What's up with DVD sound levels?

I hope this is in the right forum; it’s not about the actual films, more the media they are stored on.

Whenever I am watching a DVD late at night I turn the sound down quite low so I don’t wake anyone in the house up. Unfortunately, I spend most of the time turning the volume up and down - if I have the volume at the right level for the speech, whenever any music or sound effects come in I’m frantically turning the volume down! The when the music/explosions die down I can barely make out what the people are saying.

If I have the volume up higher it seems OK, but why are the sound levels so varied when the volume is turned down low?
The DVD player I use has a speech enhancement feature (which doesn’t work very well btw) and I’ve seen players with background noise reduction; why do players need these? Can’t the DVD makers just set the sound at the right levels before they sell them?

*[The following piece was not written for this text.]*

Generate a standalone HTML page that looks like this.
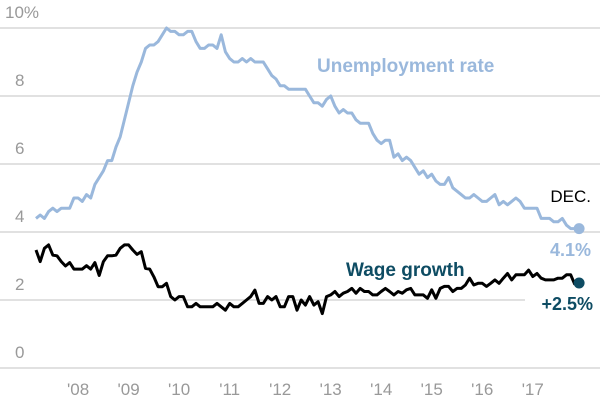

The TV I watch films on isn’t connected to any home theatre sound system, but if it was would the speech come out louder from the centre speaker, thus solving the problem?
Does anyone else suffer from this / find it annoying?

Tuco.

DVDs are recorded with their base audio levels somewhat lower than most audio components. As a result, they end up with a somewhat larger volume range.

Some players have an option to boost the vocal-audio levels, this only works if the vocals are on a separate track to the other audio (I think). Check out your players manual.

I had the same problem.

Let me guess. Big scenes with music are too loud. You turn it down and then when it is just people talking you have to turn it back up. Right?
Then I got a home theatre surround sound system and that problem went away.

The center channel made a huge difference.
ON some DVDs you may be able to go into sound set up and choose an option like stero or even mono sound, instead of 5.1 surround sound. (the defalut choice for most disks) That may help but not evey disk is going to have that option.